At the outset of assuming the editorship, I went to see the journal’s previous editor, Richard Bulliet, and to learn about the ins and outs of the journal. There was a sense of disillusionment in his tone, amicably though it was expressed, as if he was empathizing with me for taking a seemingly arduous, perhaps an impossible, task. A small number of book reviews that I received in due course from the assistant editor amounted to the journal’s entire inventory; not an encouraging start. There were very little by the way of institutional support and the Society for Iranian Studies, as it was then called, was still in institutional gestation. Yale was generous enough to budget a Mac desktop and assign an office, albeit in the dark and badly-ventilated basement of the Hall of Graduate Studies, a solitary, even eerie, space that could put off the bravest of the editors. As a “desk-publishing” journal, I had the task of redesigning the format and the cover, find a part time copyeditor and a printing company, negotiate the price, packaging and the postage, and try to increase subscription. At times I had to solicit articles and to work hard to get back assigned book reviews.

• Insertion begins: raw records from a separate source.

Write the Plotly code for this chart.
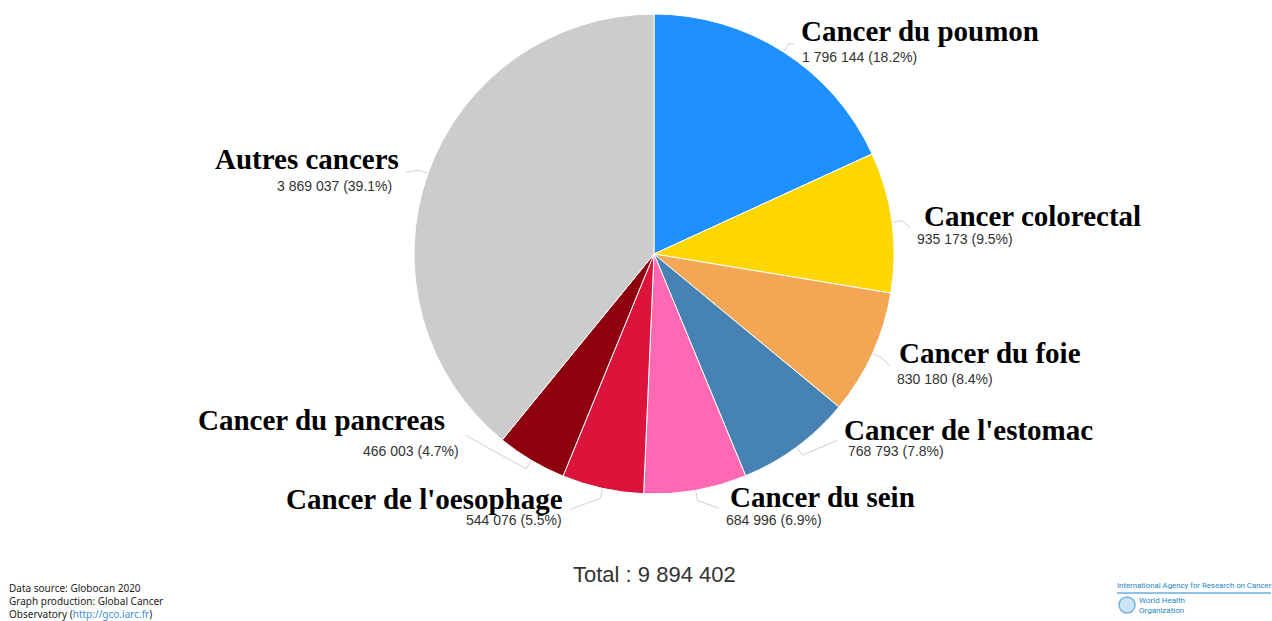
import math
import plotly.graph_objects as go

# ---- data ----
labels = ["Cancer du poumon", "Cancer colorectal", "Cancer du foie", "Cancer de l'estomac",
          "Cancer du sein", "Cancer de l'oesophage", "Cancer du pancreas", "Autres cancers"]
values = [1796144, 935173, 830180, 768793, 684996, 544076, 466003, 3869037]
value_text = ["1 796 144 (18.2%)", "935 173 (9.5%)", "830 180 (8.4%)", "768 793 (7.8%)",
              "684 996 (6.9%)", "544 076 (5.5%)", "466 003 (4.7%)", "3 869 037 (39.1%)"]
total_text = "Total : 9 894 402"

# ---- styles / layout ----
colors = ["#1E90FF", "#FFD700", "#F3A654", "#4682B4", "#FF69B4", "#DC143C", "#8F000F", "#CCCCCC"]
W, H = 1272, 621
CX, CY, R = 654, 254, 240
# label layout (pixel): name anchor x, name y, value anchor x, value y, side
name_pos = [(802, 31), (925, 216), (900, 353), (845, 430), (731, 497), (562, 499), (444, 420), (398, 159)]
val_pos = [(803, 57), (918, 239), (898, 379), (849, 451), (727, 520), (561, 520), (458, 451), (391, 186)]
sides = ["right", "right", "right", "right", "right", "left", "left", "left"]


def px(x):
    return x / W


def py(y):
    return 1 - y / H


fig = go.Figure()
fig.add_trace(go.Pie(
    labels=labels, values=values, sort=False, direction="clockwise", rotation=0,
    marker=dict(colors=colors, line=dict(color="white", width=1)),
    textinfo="none", hoverinfo="label+value+percent", showlegend=False,
    domain=dict(x=[px(CX - R), px(CX + R)], y=[py(CY + R), py(CY - R)]),
))

# connectors computed from slice mid-angles
total = sum(values)
cum = 0
for i, v in enumerate(values):
    mid = (cum + v / 2) / total * 2 * math.pi
    cum += v
    sx, sy = math.sin(mid), -math.cos(mid)
    p0 = (CX + (R + 1) * sx, CY + (R + 1) * sy)
    p1 = (CX + (R + 10) * sx, CY + (R + 10) * sy)
    midy = (name_pos[i][1] + val_pos[i][1]) / 2
    if sides[i] == "right":
        ex = min(name_pos[i][0], val_pos[i][0]) - 8
    else:
        ex = max(name_pos[i][0], val_pos[i][0]) + 8
    fig.add_trace(go.Scatter(
        x=[p0[0], p1[0], ex], y=[p0[1], p1[1], midy], mode="lines",
        line=dict(color="#d0d0d0", width=1), hoverinfo="skip", showlegend=False,
        xaxis="x", yaxis="y"))

annotations = []
for i, lab in enumerate(labels):
    anchor = "left" if sides[i] == "right" else "right"
    shift = -3 if anchor == "left" else 3
    annotations.append(dict(
        x=px(name_pos[i][0]), y=py(name_pos[i][1]), xref="paper", yref="paper", xshift=shift,
        text="<b>" + lab + "</b>", showarrow=False, xanchor=anchor, yanchor="middle",
        font=dict(family="Liberation Serif, Times New Roman, serif", size=29, color="#000000")))
    annotations.append(dict(
        x=px(val_pos[i][0]), y=py(val_pos[i][1]), xref="paper", yref="paper", xshift=shift,
        text=value_text[i], showarrow=False, xanchor=anchor, yanchor="middle",
        font=dict(family="Liberation Sans, Arial, sans-serif", size=14, color="#333333")))

annotations.append(dict(
    x=px(CX), y=py(574), xref="paper", yref="paper", text=total_text, showarrow=False,
    xanchor="center", yanchor="middle",
    font=dict(family="Liberation Sans, Arial, sans-serif", size=22, color="#333333")))

annotations.append(dict(
    x=px(7), y=py(601), xref="paper", yref="paper", align="left",
    text="Data source: Globocan 2020<br>Graph production: Global Cancer<br>Observatory "
         "(<span style='color:#3d8fd6'>http://gco.iarc.fr</span>)",
    showarrow=False, xanchor="left", yanchor="middle",
    font=dict(family="Noto Sans, Open Sans, sans-serif", size=10, color="#222222")))

annotations.append(dict(
    x=px(1115), y=py(585), xref="paper", yref="paper",
    text="International Agency for Research on Cancer", showarrow=False,
    xanchor="left", yanchor="middle",
    font=dict(family="Roboto, sans-serif", size=7.8, color="#1b86c8")))
annotations.append(dict(
    x=px(1137), y=py(605), xref="paper", yref="paper", align="left",
    text="World Health<br>Organization", showarrow=False, xanchor="left", yanchor="middle",
    font=dict(family="Roboto, sans-serif", size=8, color="#1b86c8")))

shapes = [
    dict(type="line", xref="paper", yref="paper", x0=px(1117), x1=px(1271), y0=py(593), y1=py(593),
         line=dict(color="#1b86c8", width=1)),
    dict(type="circle", xref="paper", yref="paper", x0=px(1119), x1=px(1135), y0=py(613), y1=py(597),
         line=dict(color="#6fb3e0", width=1.5), fillcolor="rgba(111,179,224,0.35)"),
]

fig.update_layout(
    width=W, height=H, margin=dict(l=0, r=0, t=0, b=0),
    paper_bgcolor="white", plot_bgcolor="rgba(0,0,0,0)",
    xaxis=dict(range=[0, W], visible=False, fixedrange=True, domain=[0, 1]),
    yaxis=dict(range=[H, 0], visible=False, fixedrange=True, domain=[0, 1]),
    annotations=annotations, shapes=shapes, showlegend=False,
)

fig.write_html("out.html", config={"displayModeBar": False},
               post_script="document.body.style.margin='0';document.body.style.overflow='hidden';")
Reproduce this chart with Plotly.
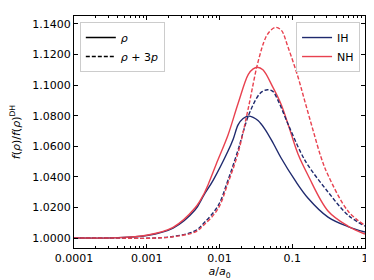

Yet many regular issues of the journal, and special issues, reaffirmed the field’s great potentials for serious scholarship. Among special issues at least six stood out: “Carpets and Textiles of Iran,” guest edited by Annette Ittig (1992); “Religion and Statecraft in Pre-Modern Iran,” guest edited by Said Arjomand (1994); “The Constitutional Revolution,” edited by Abbas Amanat (1996); “Selection from the Literature of Iran, 1977-1997,” guest edited by Ahmad Karimi-Hakkak (1997), “Historiography and Representation in Safavid and Afsharid Iran,” guest edited by Rudi Matthee (1998) and “Review of Encyclopedia Iranica,” coedited by William Hanaway and Abbas Amanat (1998). A number of important articles by Fakhreddin Azimi, Edmond Bosworth, Houchang Chehabi, Juan Cole, Touraj Daryaee, Dick Davis, Mansoureh Ettehadieh-Nezam Mafi, Ali Gheissari, Roxanna Haag-Higuchi, Ulrich Marzolph, Rudi Matthee, Vera Moreen, Afsaneh Najmabadi, Mohamad Tavakoli-Targhi and Michael Zirinsky introduced diverse themes and new perspectives. The journal was conscious to strike a balance among subfields, notably history, literature, and anthropology. In the same vein it also aimed to broaden the temporal and spatial span of the journal by encouraging submissions in pre-modern topics. In “From the Editor” (26/1-2, 1993, pp. 3-5) I wrote:

“After more than a century of studies about Iran in the United States, it is fair to ask whether, as an academic field, Iranian studies has come of age. There is enough evidence to cautiously conclude that this is indeed so. More than ever in any country outside Iran (with the possible exception of pre-colonial India, which witnessed a Persian efflorescence) there are scholars in North America who, to a greater or lesser degree, specialize in Iran. The diversity of Iranian studies, if not the volume, is comparable to any other major field of study.”

Seeing how the journal has thrived since then, I am happy to note that my optimism was not misplaced. Under the editorship of Homa Katouzian journal's progress, both in terms of quality and quantity, has been truly impressive. And as the new editor Ali Gheissari no doubt will bring the journal to a higher level of excellence.